Ben replied on : 10 of 12
Hi Sebastian, thanks for posting your results. As you've noticed, not all GPUs are equal. You can think of NVIDIA's cards as being divided ito two groups: graphics cards and compute cards. The graphics cards (the GTX range and others) target huge single-precision performance as this is what OpenGL, DirectX etc. need to power the latest games. They provide some limited double precision support, but it is a fraction of the single-precision performance. They also lack any error checking/correction on the memory, so you may get the occasional bit-flip with extended use. The compute cards (mostly the Tesla range) target computation, including double-precision performance. They have error-correcting memory. The latest Tesla K20 cards are capable of around a teraflop in double precision. Both the GTX 680 and the Tesla K20 are "Kepler architecture" cards, but the former is a graphics card and the latter a compute card. The double precision performance differs accordingly. I will be posting an update to gpuBench that includes K20 results in the next month or two.
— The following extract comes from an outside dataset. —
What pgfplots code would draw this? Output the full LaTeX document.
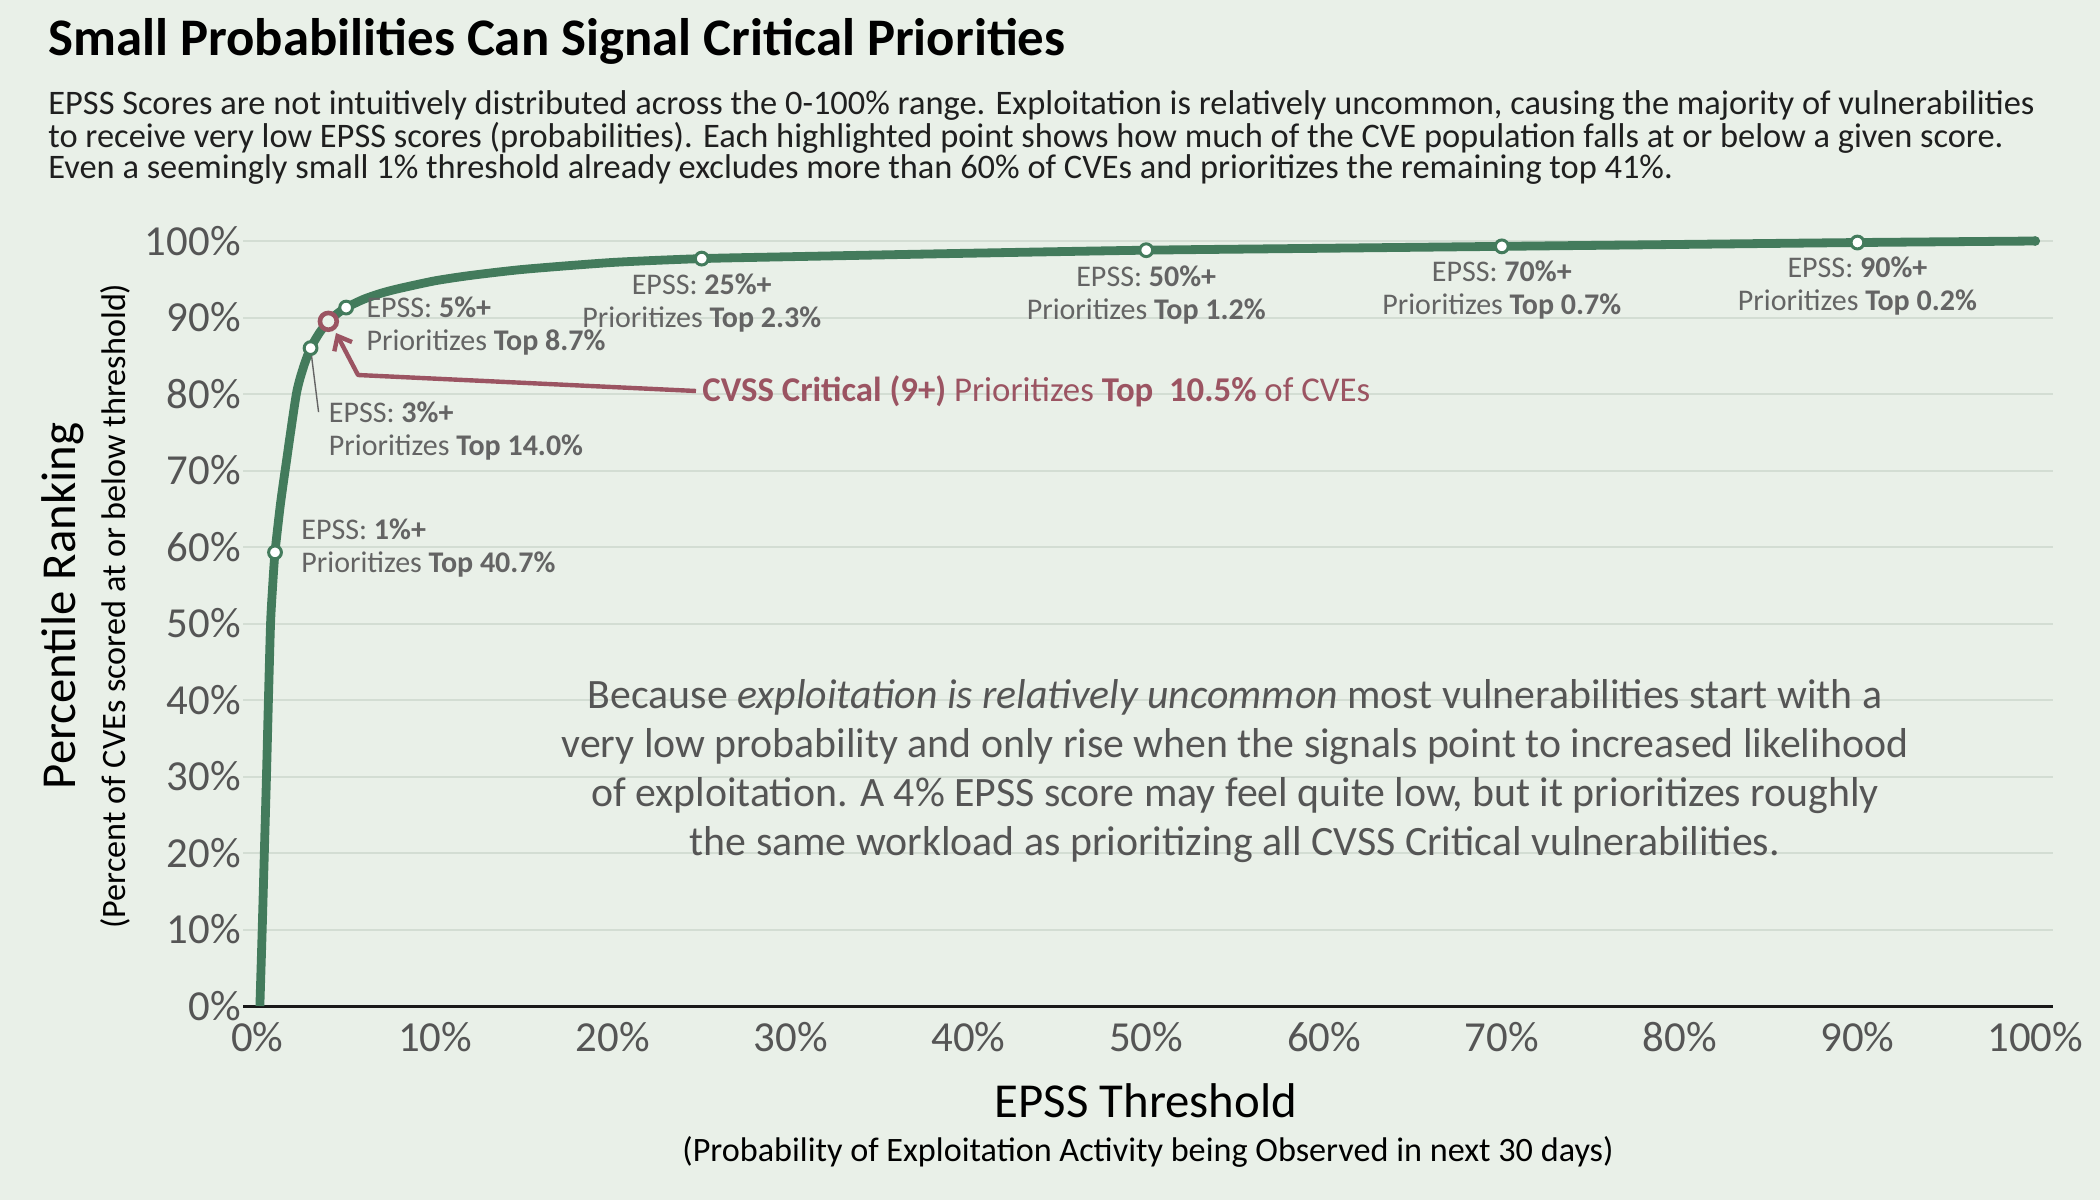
\documentclass[border=0pt]{standalone}
\usepackage{pgfplots}
\pgfplotsset{compat=1.18}
\usepackage{fontspec}
\setmainfont{Carlito}
\usetikzlibrary{arrows.meta}

\definecolor{bg}{HTML}{E9F0E8}
\definecolor{curvegreen}{HTML}{437B5C}
\definecolor{gridc}{HTML}{D3DDD3}
\definecolor{tickc}{HTML}{555555}
\definecolor{notec}{HTML}{646464}
\definecolor{crit}{HTML}{9B5462}
\definecolor{bodyc}{HTML}{555555}

% cumulative share of CVEs at or below each EPSS threshold
\pgfplotstableread{
x y
0.15 0
0.28 10
0.40 20
0.52 30
0.63 40
0.75 50
0.87 55
1.00 59.3
1.30 65.5
1.60 70.5
2.20 80
2.60 83.5
3.00 86.0
3.50 88.0
4.00 89.5
4.50 90.5
5.00 91.3
6 92.4
7 93.2
8 93.8
10 94.8
12 95.5
15 96.3
20 97.2
25 97.7
30 97.95
40 98.4
50 98.8
60 99.05
70 99.3
80 99.55
90 99.8
100 100
}\curvedata

\tikzset{
  annot/.style={font=\fontsize{15}{16.5}\selectfont, text=notec, inner sep=0pt},
}

\begin{document}
\begin{tikzpicture}
\begin{scope}[x=0.5pt,y=-0.5pt]
  \fill[bg] (0,0) rectangle (2100,1200);
\end{scope}

\begin{axis}[
  at={(121.5pt,-503pt)}, anchor=south west,
  scale only axis, width=905pt, height=382.5pt,
  xmin=-0.8, xmax=101, ymin=0, ymax=100,
  clip=false,
  axis line style={draw=none},
  major tick length=0pt,
  xtick={0,10,...,100}, ytick={0,10,...,100},
  xticklabel={\pgfmathprintnumber{\tick}\%},
  yticklabel={\pgfmathprintnumber{\tick}\%},
  /pgf/number format/assume math mode=true,
  ticklabel style={font=\fontsize{21.4}{25}\selectfont, text=tickc},
  xticklabel style={yshift=-4.5pt},
  yticklabel style={inner xsep=1pt},
  ymajorgrids, grid style={gridc, line width=1pt},
]
\draw[black!90, line width=1.5pt] (rel axis cs:0,0) -- (rel axis cs:1,0);

\addplot[curvegreen, line width=4.4pt, smooth, tension=0.4] table[x=x,y=y] {\curvedata};
% rounded end of the curve
\addplot[curvegreen, only marks, mark=*, mark size=2.2pt, mark options={fill=curvegreen, draw=none}]
  coordinates {(100,100)};

% leader line for the 3% label
\draw[notec, line width=0.7pt] (axis cs:3,86) ++(0.5pt,-4pt) -- ++(3.5pt,-28pt);

\addplot[only marks, mark=*, mark size=3.2pt,
  mark options={fill=white, draw=curvegreen, line width=1.5pt}]
  coordinates {(1,59.3) (3,86.0) (5,91.3) (25,97.7) (50,98.8) (70,99.3) (90,99.8)};
\addplot[only marks, mark=*, mark size=4.2pt,
  mark options={fill=bg, draw=crit, line width=2.3pt}]
  coordinates {(4,89.5)};

\node[annot, anchor=west, align=left, xshift=13pt, yshift=2pt] at (axis cs:1,59.3)
  {EPSS: \textbf{1\%+}\\Prioritizes \textbf{Top 40.7\%}};
\node[annot, anchor=west, align=left, xshift=9pt, yshift=-41.5pt] at (axis cs:3,86)
  {EPSS: \textbf{3\%+}\\Prioritizes \textbf{Top 14.0\%}};
\node[annot, anchor=west, align=left, xshift=10pt, yshift=-9pt] at (axis cs:5,91.3)
  {EPSS: \textbf{5\%+}\\Prioritizes \textbf{Top 8.7\%}};
\node[annot, align=center, yshift=-22pt] at (axis cs:25,97.7)
  {EPSS: \textbf{25\%+}\\Prioritizes \textbf{Top 2.3\%}};
\node[annot, align=center, yshift=-22.5pt] at (axis cs:50,98.8)
  {EPSS: \textbf{50\%+}\\Prioritizes \textbf{Top 1.2\%}};
\node[annot, align=center, yshift=-22pt] at (axis cs:70,99.3)
  {EPSS: \textbf{70\%+}\\Prioritizes \textbf{Top 0.7\%}};
\node[annot, align=center, yshift=-21.5pt] at (axis cs:90,99.8)
  {EPSS: \textbf{90\%+}\\Prioritizes \textbf{Top 0.2\%}};
\end{axis}

\begin{scope}[x=0.5pt,y=-0.5pt]
  % title and description
  \node[anchor=west, inner sep=0pt, font=\fontsize{26.4}{30}\selectfont\bfseries] at (48,41)
    {Small Probabilities Can Signal Critical Priorities};
  \begin{scope}[every node/.style={anchor=west, inner sep=0pt, text=black!88, font=\fontsize{17.2}{19}\selectfont}]
    \node at (48,106) {EPSS Scores are not intuitively distributed across the 0-100\% range. Exploitation is relatively uncommon, causing the majority of vulnerabilities};
    \node at (48,138) {to receive very low EPSS scores (probabilities). Each highlighted point shows how much of the CVE population falls at or below a given score.};
    \node at (48,170) {Even a seemingly small 1\% threshold already excludes more than 60\% of CVEs and prioritizes the remaining top 41\%.};
  \end{scope}

  % axis titles
  \node[rotate=90, font=\fontsize{24.4}{28}\selectfont] at (63,606) {Percentile Ranking};
  \node[rotate=90, font=\fontsize{17.1}{20}\selectfont] at (115,606) {(Percent of CVEs scored at or below threshold)};
  \node[font=\fontsize{24.4}{28}\selectfont] at (1146,1101) {EPSS Threshold};
  \node[font=\fontsize{17.1}{20}\selectfont] at (1148,1152) {(Probability of Exploitation Activity being Observed in next 30 days)};

  % CVSS critical callout
  \draw[crit, line width=2.2pt, line join=round, -{Straight Barb[length=6pt,width=10pt,line width=2.2pt]}]
    (696,391) -- (358,375) -- (336,333);
  \node[anchor=west, inner sep=0pt, text=crit, font=\fontsize{17.4}{20}\selectfont] at (702,391)
    {\textbf{CVSS Critical (9+)} Prioritizes \textbf{Top\hspace{0.45em}10.5\%} of CVEs};

  % explanatory paragraph
  \node[align=center, text=bodyc, font=\fontsize{20.9}{24.5}\selectfont] at (1235,771)
    {Because \textit{exploitation is relatively uncommon} most vulnerabilities start with a\\
     very low probability and only rise when the signals point to increased likelihood\\
     of exploitation. A 4\% EPSS score may feel quite low, but it prioritizes roughly\\
     the same workload as prioritizing all CVSS Critical vulnerabilities.};

  \pgfresetboundingbox
  \path[use as bounding box] (0,0) rectangle (2100,1200);
\end{scope}
\end{tikzpicture}
\end{document}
Eric ANTERRIEU replied on : 11 of 12
I read your article on Measuring GPU Performances with Matlab with great interest. I did a similar job for a Tesla1060 within Matlab R2012b and with CUDA standalone code. With regards to memory bandwidth, CPU->GPU and GPU->CPU, I observed better performances with CUDA than within Matlab in both directions. Did you observe the same behavior? I guess it is the price to pay for working with a very high level langage, i.e. Matlab, rather than to work with CUDA... Could you confirm that the interface between Matlab and GPU is lowering the memory transfer bandwith? Do you have any references (papers/articles) on that? Best regards, Eric
Andras replied on : 12 of 12
A very good code and article! I'd suggest to add the single precision computational power evaluation too. Thanks!